Last year, PolicyMap added data from the Bureau of Labor Statistics’s Quarterly Census of Employment and Wages (QCEW; affectionately pronounced here as Q-soo). When we added this last year, we provided 2000 and 2010 annual data on wages by industry. As you may recall, this aided our user base of prospective lumberjacks.
But now there’s more.
First of all, we’ve added data for 2011, as well as all years between 2000 and 2010. So if you need to know wages in the paper manufacturing industry in 2007 (before the economic crisis), you can now get that. Or if you want to see a trend line, you can see that as well. How did wages fare in the manufacturing industry in Ohio over the decade?
But wait—there’s more.
Along with average wage data, QCEW also provides employment by industry. So we can see how many people had employment jobs in Ohio over the decade. We can see this by going to the “Change Variable” toggle in the legend, and clicking on the number sign. Not quite as pretty a picture.
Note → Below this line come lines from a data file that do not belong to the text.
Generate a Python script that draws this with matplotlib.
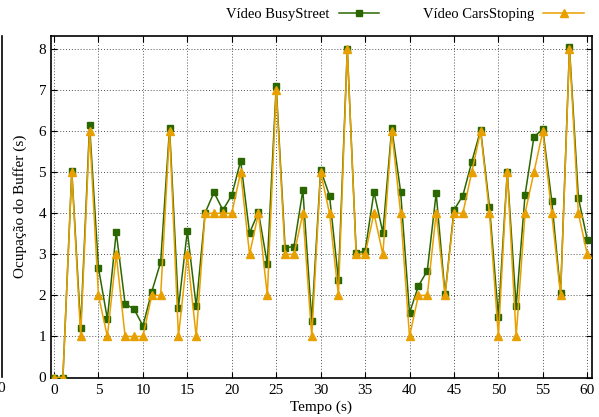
import matplotlib
matplotlib.use("Agg")
import matplotlib.pyplot as plt
from matplotlib.lines import Line2D

plt.rcParams['font.family'] = ['Liberation Serif', 'DejaVu Serif']
plt.rcParams['font.size'] = 11

tempo = list(range(0, 61))
busy_street = [0, 0, 5.03, 1.21, 6.15, 2.67, 1.43, 3.54, 1.79, 1.67, 1.26,
               2.09, 2.81, 6.08, 1.70, 3.57, 1.73, 4.01, 4.51, 4.08, 4.44,
               5.28, 3.52, 4.03, 2.77, 7.10, 3.16, 3.19, 4.56, 1.38, 5.06,
               4.43, 2.38, 8.01, 3.04, 3.07, 4.52, 3.53, 6.08, 4.53, 1.57,
               2.23, 2.60, 4.49, 2.03, 4.08, 4.43, 5.25, 6.03, 4.16, 1.48,
               5.01, 1.73, 4.45, 5.86, 6.05, 4.31, 2.06, 8.04, 4.38, 3.36]
cars_stoping = [0, 0, 5, 1, 6, 2, 1, 3, 1, 1, 1,
                2, 2, 6, 1, 3, 1, 4, 4, 4, 4,
                5, 3, 4, 2, 7, 3, 3, 4, 1, 5,
                4, 2, 8, 3, 3, 4, 3, 6, 4, 1,
                2, 2, 4, 2, 4, 4, 5, 6, 4, 1,
                5, 1, 4, 5, 6, 4, 2, 8, 4, 3]
xticks = [0, 5, 10, 15, 20, 25, 30, 35, 40, 45, 50, 55, 60]
yticks = [0, 1, 2, 3, 4, 5, 6, 7, 8]

green = '#2b6700'
orange = '#e8a000'

fig = plt.figure(figsize=(5.99, 4.17), dpi=100)
ax = fig.add_axes([51/599, 1-377.5/417, (591.7-51)/599, (377.5-36)/417])

l1, = ax.plot(tempo, busy_street, color=green, lw=1.1, marker='s', ms=5,
              label='Vídeo BusyStreet', zorder=3)
l2, = ax.plot(tempo, cars_stoping, color=orange, lw=1.1, marker='^', ms=5.5,
              label='Vídeo CarsStoping', zorder=4)

ax.set_xlim(-0.34, 60.5)
ax.set_ylim(0, 8.32)
ax.set_xticks(xticks)
ax.set_yticks(yticks)
ax.tick_params(direction='in', top=True, right=True, length=4, width=0.8,
               labelsize=11)
ax.tick_params(axis='x', pad=5)
ax.grid(True, linestyle=(0, (1, 2)), color='#555555', lw=0.7)
for s in ax.spines.values():
    s.set_linewidth(1.2)

ax.set_xlabel('Tempo (s)', labelpad=2)
ax.set_ylabel('Ocupação do Buffer (s)', labelpad=8)

fig.legend(handles=[l1, l2], ncol=2, frameon=False, markerfirst=False,
           numpoints=1, handlelength=2.8, handletextpad=0.6,
           columnspacing=3.0, loc='center right', fontsize=10.5,
           bbox_to_anchor=(584/599, 1-14/417), borderaxespad=0,
           borderpad=0)

# cropped neighbour artifact on the left edge
fig.add_artist(Line2D([1.5/599, 1.5/599], [1-377/417, 1-36/417],
                      color='black', lw=1.2))
fig.text(1/599, 1-388/417, '0', ha='center', va='center', fontsize=11)

fig.savefig('out.png', dpi=100)
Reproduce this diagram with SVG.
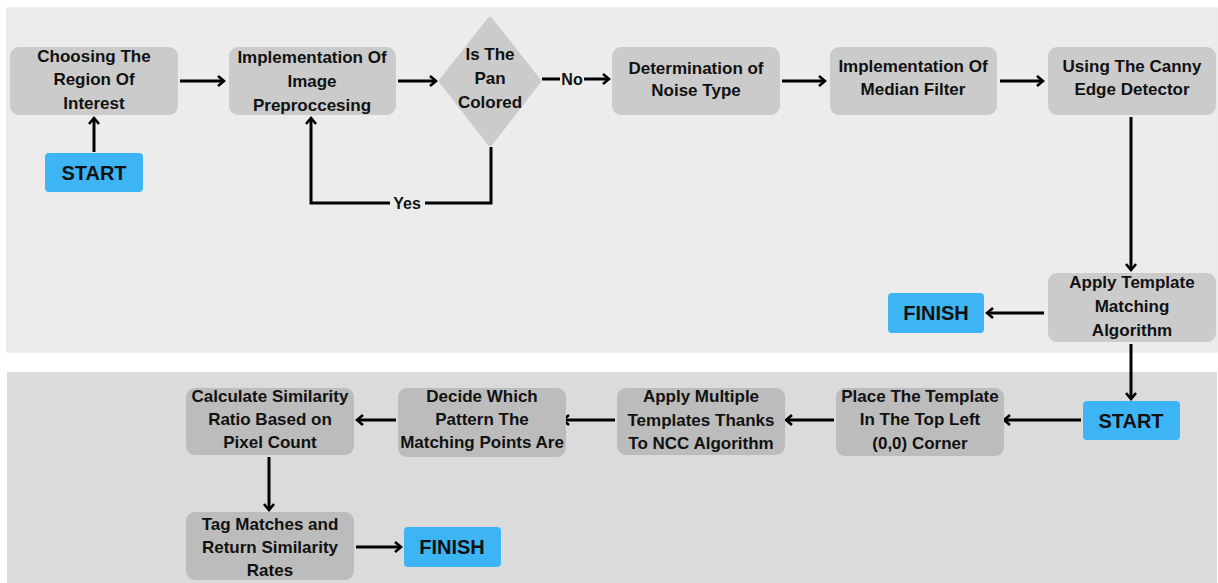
<svg xmlns="http://www.w3.org/2000/svg" width="1218" height="583" viewBox="0 0 1218 583">
<defs>
<style>
.t{font-family:"Liberation Sans",Arial,sans-serif;font-weight:bold;font-size:17px;fill:#111;text-anchor:middle}
.b{font-family:"Liberation Sans",Arial,sans-serif;font-weight:bold;font-size:20px;fill:#111;text-anchor:middle}
.l{font-family:"Liberation Sans",Arial,sans-serif;font-weight:bold;font-size:16px;fill:#111;text-anchor:middle}
.n1{fill:#cbcbcb}
.n2{fill:#bcbcbc}
.bl{fill:#3db5f5}
.c{fill:none;stroke:#000;stroke-width:3}
</style>
<marker id="a" viewBox="0 0 12 12" refX="10" refY="6" markerWidth="12" markerHeight="12" markerUnits="userSpaceOnUse" orient="auto">
<path d="M4,1 L10,6 L4,11" fill="none" stroke="#000" stroke-width="2.6" stroke-linejoin="miter"/>
</marker>
</defs>
<rect x="0" y="0" width="1218" height="583" fill="#fff"/>
<rect x="7" y="8" width="1210" height="344" fill="#ececec" stroke="#e2e2e2" stroke-width="1"/>
<rect x="7" y="372" width="1210" height="211" fill="#dbdbdb"/>

<g id="connectors">
<path class="c" d="M180,81 H224" marker-end="url(#a)"/>
<path class="c" d="M398,81 H436" marker-end="url(#a)"/>
<path class="c" d="M542,79 H560 M584,79 H609" marker-end="url(#a)"/>
<text class="l" x="572" y="85">No</text>
<path class="c" d="M782,81 H825" marker-end="url(#a)"/>
<path class="c" d="M1000,81 H1043" marker-end="url(#a)"/>
<path class="c" d="M94,152 V118" marker-end="url(#a)"/>
<path class="c" d="M491,147 V203 H425 M390,203 H311 V118" marker-end="url(#a)"/>
<text class="l" x="407" y="209">Yes</text>
<path class="c" d="M1131,117 V270" marker-end="url(#a)"/>
<path class="c" d="M1044,313 H987" marker-end="url(#a)"/>
<path class="c" d="M1131,344 V399" marker-end="url(#a)"/>
<path class="c" d="M1081,420 H1004" marker-end="url(#a)"/>
<path class="c" d="M834,420 H786" marker-end="url(#a)"/>
<path class="c" d="M615,420 H563" marker-end="url(#a)"/>
<path class="c" d="M396,420 H357" marker-end="url(#a)"/>
<path class="c" d="M269,457 V510" marker-end="url(#a)"/>
<path class="c" d="M356,547 H401" marker-end="url(#a)"/>
</g>

<g id="choosing"><rect class="n1" x="10" y="47" width="168" height="68" rx="9"/>
<text class="t" x="94" y="62">Choosing The</text><text class="t" x="94" y="85">Region Of</text><text class="t" x="94" y="109">Interest</text></g>

<g id="preproc"><rect class="n1" x="229" y="47" width="167" height="68" rx="9"/>
<text class="t" x="312" y="63">Implementation Of</text><text class="t" x="312" y="87">Image</text><text class="t" x="312" y="111">Preproccesing</text></g>

<g id="decision"><path class="n1" d="M490,20 L538,81 L490,143 L442,81 Z" stroke="#cbcbcb" stroke-width="6" stroke-linejoin="round"/>
<text class="t" x="490" y="60">Is The</text><text class="t" x="490" y="84">Pan</text><text class="t" x="490" y="108">Colored</text></g>

<g id="noise"><rect class="n1" x="612" y="47" width="168" height="68" rx="9"/>
<text class="t" x="696" y="74">Determination of</text><text class="t" x="696" y="96">Noise Type</text></g>

<g id="median"><rect class="n1" x="830" y="47" width="167" height="68" rx="9"/>
<text class="t" x="913" y="72">Implementation Of</text><text class="t" x="913" y="95">Median Filter</text></g>

<g id="canny"><rect class="n1" x="1048" y="47" width="168" height="68" rx="9"/>
<text class="t" x="1132" y="72">Using The Canny</text><text class="t" x="1132" y="95">Edge Detector</text></g>

<g id="start1"><rect class="bl" x="45" y="153" width="98" height="39" rx="4"/>
<text class="b" x="94" y="180">START</text></g>

<g id="template"><rect class="n1" x="1048" y="273" width="168" height="69" rx="9"/>
<text class="t" x="1132" y="288">Apply Template</text><text class="t" x="1132" y="312">Matching</text><text class="t" x="1132" y="336">Algorithm</text></g>

<g id="finish1"><rect class="bl" x="888" y="293" width="96" height="40" rx="4"/>
<text class="b" x="936" y="320">FINISH</text></g>

<g id="start2"><rect class="bl" x="1083" y="401" width="97" height="39" rx="4"/>
<text class="b" x="1131" y="428">START</text></g>

<g id="place"><rect class="n2" x="836" y="388" width="168" height="68" rx="9"/>
<text class="t" x="920" y="402">Place The Template</text><text class="t" x="920" y="425">In The Top Left</text><text class="t" x="920" y="449">(0,0) Corner</text></g>

<g id="multiple"><rect class="n2" x="617" y="388" width="168" height="67" rx="9"/>
<text class="t" x="701" y="402">Apply Multiple</text><text class="t" x="701" y="426">Templates Thanks</text><text class="t" x="701" y="449">To NCC Algorithm</text></g>

<g id="decide"><rect class="n2" x="398" y="388" width="168" height="69" rx="9"/>
<text class="t" x="482" y="402">Decide Which</text><text class="t" x="482" y="425">Pattern The</text><text class="t" x="482" y="448">Matching Points Are</text></g>

<g id="calc"><rect class="n2" x="186" y="388" width="168" height="67" rx="9"/>
<text class="t" x="270" y="402">Calculate Similarity</text><text class="t" x="270" y="425">Ratio Based on</text><text class="t" x="270" y="448">Pixel Count</text></g>

<g id="tag"><rect class="n2" x="186" y="512" width="168" height="68" rx="9"/>
<text class="t" x="270" y="530">Tag Matches and</text><text class="t" x="270" y="553">Return Similarity</text><text class="t" x="270" y="576">Rates</text></g>

<g id="finish2"><rect class="bl" x="404" y="527" width="97" height="40" rx="4"/>
<text class="b" x="452" y="554">FINISH</text></g>
</svg>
But there’s one more indicator, called “Tot$” in the legend. And this shows the total wages, for all workers, in a given industry. So if ten people were paid $50,000 a year in a given industry, it would show $500,000 of total wages. It can be used to show the total economic activity in an area. It’s sort of a combination of both of the other indicators- if there are lots of jobs, but all with low wages, or a few high wage jobs, that will be reflected here. So we saw that over the last decade, in Ohio, manufacturing jobs went down, but wages went up. What effect does that have on the total wages?
As you can see, it’s a mixed picture.
All QCEW data can be found in the Jobs & Economy tab, in the submenus under the “Jobs & Wages – Industry Concentrations” section. In those submenus, the QCEW data is under the “Wages” header (even though there is employment data in addition to the wage data; “Wages” distinguishes it from the County Business Pattern data above).